Third person shooters

  • The Division has a shooting range in the Base of Operations that has several targets, some to test the player's aim and other stationary targets that take damage like enemy NPCs do, which are useful for testing builds.
  • The Division 2 also has a shooting range. Unlike the first game, there are four different range lanes for different situations, such as testing Area of Effect attacks, moving targets, close range targets and long range targets. There are also various buttons to toggle the target's health, make the player's skill cooldowns tick faster, or inflict self-damage for certain builds.
  • Splatoon:
    • The first game and its sequel both have a small Shooting Range located behind Ammo Knights, where players can test out different weapons — even those they haven't yet purchased — against inflatable training dummies. The ranges both have dashed lines marking the ground which are visible even through ink, which is useful for gauging the range of specific weapons.
    • Splatoon 3 expands on this by having, in addition to a new Ammo Knights shooting range, a larger Test Range that can be accessed while waiting to join an online match.

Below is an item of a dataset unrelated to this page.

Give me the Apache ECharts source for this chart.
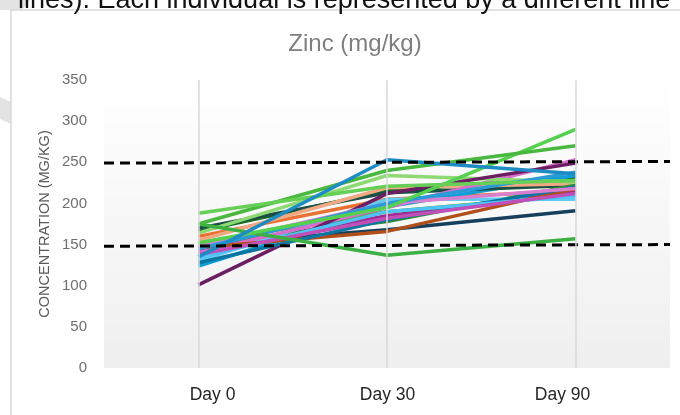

Aside from the features of previous games, this range also contains a Copy Machine, a robotic Training Dummy armed with a Splattershot and Splat Bomb that will copy the player's actions when turned on, useful for testing out defensive weapons and those that interact with enemy ink.
    • Additionally, Salmon Run: Next Wave also has its own separate test ranges, both a smaller one used for testing out weapons and a larger one serving as the multiplayer lobby. These rooms include useful Salmon Run-specific mechanics, such as training dummies with the same size and health as different types of Salmonids, and an Egg Basket and supply of Golden Eggs to let players practice their egg-throwing.

Non-Video-Game Examples

  • World Trigger has a training room fitting this look at each of the BORDER agencies' branch locations, used for testing out new weapons and running simulations. It not only has grid markers lining every surface, but height markers on the walls too.